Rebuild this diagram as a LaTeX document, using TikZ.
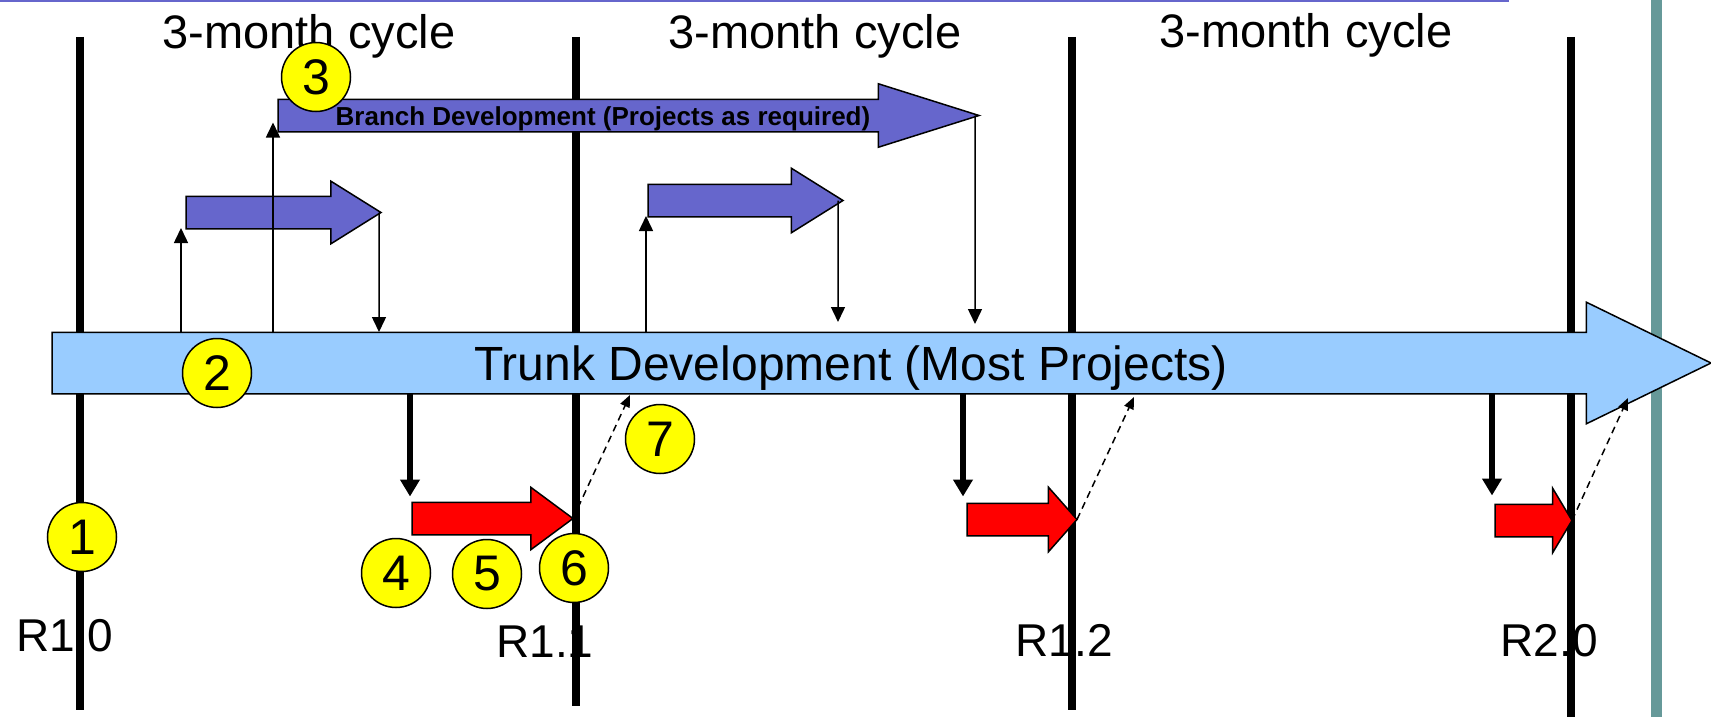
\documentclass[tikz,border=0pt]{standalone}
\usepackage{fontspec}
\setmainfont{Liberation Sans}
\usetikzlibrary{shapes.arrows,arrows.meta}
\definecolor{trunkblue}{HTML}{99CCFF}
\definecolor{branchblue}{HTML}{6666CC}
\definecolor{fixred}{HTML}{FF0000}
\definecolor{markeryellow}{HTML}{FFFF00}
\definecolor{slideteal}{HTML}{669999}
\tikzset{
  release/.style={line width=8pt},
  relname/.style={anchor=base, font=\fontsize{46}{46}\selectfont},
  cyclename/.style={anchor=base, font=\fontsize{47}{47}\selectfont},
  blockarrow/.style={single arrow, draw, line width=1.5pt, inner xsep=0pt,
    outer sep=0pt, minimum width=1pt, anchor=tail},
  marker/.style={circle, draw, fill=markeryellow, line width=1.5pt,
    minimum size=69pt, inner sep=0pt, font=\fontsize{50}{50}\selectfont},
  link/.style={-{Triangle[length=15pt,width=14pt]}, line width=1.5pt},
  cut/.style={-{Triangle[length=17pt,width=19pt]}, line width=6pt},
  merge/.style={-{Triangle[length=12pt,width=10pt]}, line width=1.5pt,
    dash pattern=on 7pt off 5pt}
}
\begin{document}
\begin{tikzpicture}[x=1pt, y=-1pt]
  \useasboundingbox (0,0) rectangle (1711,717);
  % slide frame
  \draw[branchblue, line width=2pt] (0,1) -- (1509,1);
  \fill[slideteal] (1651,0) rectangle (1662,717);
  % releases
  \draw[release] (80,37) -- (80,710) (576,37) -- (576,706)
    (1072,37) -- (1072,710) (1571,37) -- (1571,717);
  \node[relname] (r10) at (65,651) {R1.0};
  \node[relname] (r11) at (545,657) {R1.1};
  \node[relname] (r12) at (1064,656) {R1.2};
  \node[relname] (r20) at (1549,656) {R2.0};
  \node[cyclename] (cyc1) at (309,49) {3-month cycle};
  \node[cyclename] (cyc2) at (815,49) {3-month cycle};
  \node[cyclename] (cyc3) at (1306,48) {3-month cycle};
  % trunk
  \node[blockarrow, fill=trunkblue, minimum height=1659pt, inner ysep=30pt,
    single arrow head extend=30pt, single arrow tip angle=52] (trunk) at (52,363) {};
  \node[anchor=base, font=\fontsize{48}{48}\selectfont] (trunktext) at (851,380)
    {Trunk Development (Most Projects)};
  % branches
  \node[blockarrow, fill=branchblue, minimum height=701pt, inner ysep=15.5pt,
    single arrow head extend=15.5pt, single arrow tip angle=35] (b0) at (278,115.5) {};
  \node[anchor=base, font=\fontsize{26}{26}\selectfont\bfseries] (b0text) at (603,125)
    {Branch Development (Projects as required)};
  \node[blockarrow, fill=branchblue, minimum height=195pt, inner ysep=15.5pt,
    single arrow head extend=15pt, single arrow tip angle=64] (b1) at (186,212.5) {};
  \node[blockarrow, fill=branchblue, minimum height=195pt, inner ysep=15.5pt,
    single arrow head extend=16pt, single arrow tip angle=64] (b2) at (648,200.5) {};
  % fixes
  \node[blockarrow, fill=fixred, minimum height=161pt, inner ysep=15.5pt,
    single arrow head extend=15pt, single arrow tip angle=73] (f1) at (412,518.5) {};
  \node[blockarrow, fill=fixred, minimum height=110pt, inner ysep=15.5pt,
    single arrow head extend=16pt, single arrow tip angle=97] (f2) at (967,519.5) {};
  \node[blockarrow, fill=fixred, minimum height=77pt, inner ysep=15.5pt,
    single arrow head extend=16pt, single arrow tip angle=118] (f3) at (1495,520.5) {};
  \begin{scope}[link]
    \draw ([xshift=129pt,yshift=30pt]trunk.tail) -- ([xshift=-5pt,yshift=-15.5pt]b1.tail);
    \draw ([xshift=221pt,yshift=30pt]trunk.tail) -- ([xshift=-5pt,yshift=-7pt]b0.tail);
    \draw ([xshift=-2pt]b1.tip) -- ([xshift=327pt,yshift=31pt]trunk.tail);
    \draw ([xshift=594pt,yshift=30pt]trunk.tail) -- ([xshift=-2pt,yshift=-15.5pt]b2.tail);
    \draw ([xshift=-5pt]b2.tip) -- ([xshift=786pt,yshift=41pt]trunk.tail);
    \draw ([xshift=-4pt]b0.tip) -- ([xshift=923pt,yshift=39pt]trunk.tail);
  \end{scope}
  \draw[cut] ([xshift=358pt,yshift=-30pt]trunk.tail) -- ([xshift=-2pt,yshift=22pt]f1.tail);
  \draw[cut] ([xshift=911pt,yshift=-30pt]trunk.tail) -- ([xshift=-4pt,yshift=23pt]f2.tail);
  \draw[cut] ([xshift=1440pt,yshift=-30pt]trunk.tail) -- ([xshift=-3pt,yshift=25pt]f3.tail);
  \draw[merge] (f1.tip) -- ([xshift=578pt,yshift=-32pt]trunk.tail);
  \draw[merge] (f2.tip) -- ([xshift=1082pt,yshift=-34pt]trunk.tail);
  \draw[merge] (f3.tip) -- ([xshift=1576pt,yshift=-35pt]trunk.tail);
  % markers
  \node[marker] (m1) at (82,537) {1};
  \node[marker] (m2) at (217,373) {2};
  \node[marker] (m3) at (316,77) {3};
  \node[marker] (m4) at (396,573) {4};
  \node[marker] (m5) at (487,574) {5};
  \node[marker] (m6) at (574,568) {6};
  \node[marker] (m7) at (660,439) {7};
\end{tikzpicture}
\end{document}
____
Objective — Quote the data exactly, leaving every image out of the copy.

Output —
Rebuild this diagram as a LaTeX document, using TikZ.
\documentclass[tikz,border=0pt]{standalone}
\usepackage{fontspec}
\setmainfont{Liberation Sans}
\usetikzlibrary{shapes.arrows,arrows.meta}
\definecolor{trunkblue}{HTML}{99CCFF}
\definecolor{branchblue}{HTML}{6666CC}
\definecolor{fixred}{HTML}{FF0000}
\definecolor{markeryellow}{HTML}{FFFF00}
\definecolor{slideteal}{HTML}{669999}
\tikzset{
  release/.style={line width=8pt},
  relname/.style={anchor=base, font=\fontsize{46}{46}\selectfont},
  cyclename/.style={anchor=base, font=\fontsize{47}{47}\selectfont},
  blockarrow/.style={single arrow, draw, line width=1.5pt, inner xsep=0pt,
    outer sep=0pt, minimum width=1pt, anchor=tail},
  marker/.style={circle, draw, fill=markeryellow, line width=1.5pt,
    minimum size=69pt, inner sep=0pt, font=\fontsize{50}{50}\selectfont},
  link/.style={-{Triangle[length=15pt,width=14pt]}, line width=1.5pt},
  cut/.style={-{Triangle[length=17pt,width=19pt]}, line width=6pt},
  merge/.style={-{Triangle[length=12pt,width=10pt]}, line width=1.5pt,
    dash pattern=on 7pt off 5pt}
}
\begin{document}
\begin{tikzpicture}[x=1pt, y=-1pt]
  \useasboundingbox (0,0) rectangle (1711,717);
  % slide frame
  \draw[branchblue, line width=2pt] (0,1) -- (1509,1);
  \fill[slideteal] (1651,0) rectangle (1662,717);
  % releases
  \draw[release] (80,37) -- (80,710) (576,37) -- (576,706)
    (1072,37) -- (1072,710) (1571,37) -- (1571,717);
  \node[relname] (r10) at (65,651) {R1.0};
  \node[relname] (r11) at (545,657) {R1.1};
  \node[relname] (r12) at (1064,656) {R1.2};
  \node[relname] (r20) at (1549,656) {R2.0};
  \node[cyclename] (cyc1) at (309,49) {3-month cycle};
  \node[cyclename] (cyc2) at (815,49) {3-month cycle};
  \node[cyclename] (cyc3) at (1306,48) {3-month cycle};
  % trunk
  \node[blockarrow, fill=trunkblue, minimum height=1659pt, inner ysep=30pt,
    single arrow head extend=30pt, single arrow tip angle=52] (trunk) at (52,363) {};
  \node[anchor=base, font=\fontsize{48}{48}\selectfont] (trunktext) at (851,380)
    {Trunk Development (Most Projects)};
  % branches
  \node[blockarrow, fill=branchblue, minimum height=701pt, inner ysep=15.5pt,
    single arrow head extend=15.5pt, single arrow tip angle=35] (b0) at (278,115.5) {};
  \node[anchor=base, font=\fontsize{26}{26}\selectfont\bfseries] (b0text) at (603,125)
    {Branch Development (Projects as required)};
  \node[blockarrow, fill=branchblue, minimum height=195pt, inner ysep=15.5pt,
    single arrow head extend=15pt, single arrow tip angle=64] (b1) at (186,212.5) {};
  \node[blockarrow, fill=branchblue, minimum height=195pt, inner ysep=15.5pt,
    single arrow head extend=16pt, single arrow tip angle=64] (b2) at (648,200.5) {};
  % fixes
  \node[blockarrow, fill=fixred, minimum height=161pt, inner ysep=15.5pt,
    single arrow head extend=15pt, single arrow tip angle=73] (f1) at (412,518.5) {};
  \node[blockarrow, fill=fixred, minimum height=110pt, inner ysep=15.5pt,
    single arrow head extend=16pt, single arrow tip angle=97] (f2) at (967,519.5) {};
  \node[blockarrow, fill=fixred, minimum height=77pt, inner ysep=15.5pt,
    single arrow head extend=16pt, single arrow tip angle=118] (f3) at (1495,520.5) {};
  \begin{scope}[link]
    \draw ([xshift=129pt,yshift=30pt]trunk.tail) -- ([xshift=-5pt,yshift=-15.5pt]b1.tail);
    \draw ([xshift=221pt,yshift=30pt]trunk.tail) -- ([xshift=-5pt,yshift=-7pt]b0.tail);
    \draw ([xshift=-2pt]b1.tip) -- ([xshift=327pt,yshift=31pt]trunk.tail);
    \draw ([xshift=594pt,yshift=30pt]trunk.tail) -- ([xshift=-2pt,yshift=-15.5pt]b2.tail);
    \draw ([xshift=-5pt]b2.tip) -- ([xshift=786pt,yshift=41pt]trunk.tail);
    \draw ([xshift=-4pt]b0.tip) -- ([xshift=923pt,yshift=39pt]trunk.tail);
  \end{scope}
  \draw[cut] ([xshift=358pt,yshift=-30pt]trunk.tail) -- ([xshift=-2pt,yshift=22pt]f1.tail);
  \draw[cut] ([xshift=911pt,yshift=-30pt]trunk.tail) -- ([xshift=-4pt,yshift=23pt]f2.tail);
  \draw[cut] ([xshift=1440pt,yshift=-30pt]trunk.tail) -- ([xshift=-3pt,yshift=25pt]f3.tail);
  \draw[merge] (f1.tip) -- ([xshift=578pt,yshift=-32pt]trunk.tail);
  \draw[merge] (f2.tip) -- ([xshift=1082pt,yshift=-34pt]trunk.tail);
  \draw[merge] (f3.tip) -- ([xshift=1576pt,yshift=-35pt]trunk.tail);
  % markers
  \node[marker] (m1) at (82,537) {1};
  \node[marker] (m2) at (217,373) {2};
  \node[marker] (m3) at (316,77) {3};
  \node[marker] (m4) at (396,573) {4};
  \node[marker] (m5) at (487,574) {5};
  \node[marker] (m6) at (574,568) {6};
  \node[marker] (m7) at (660,439) {7};
\end{tikzpicture}
\end{document}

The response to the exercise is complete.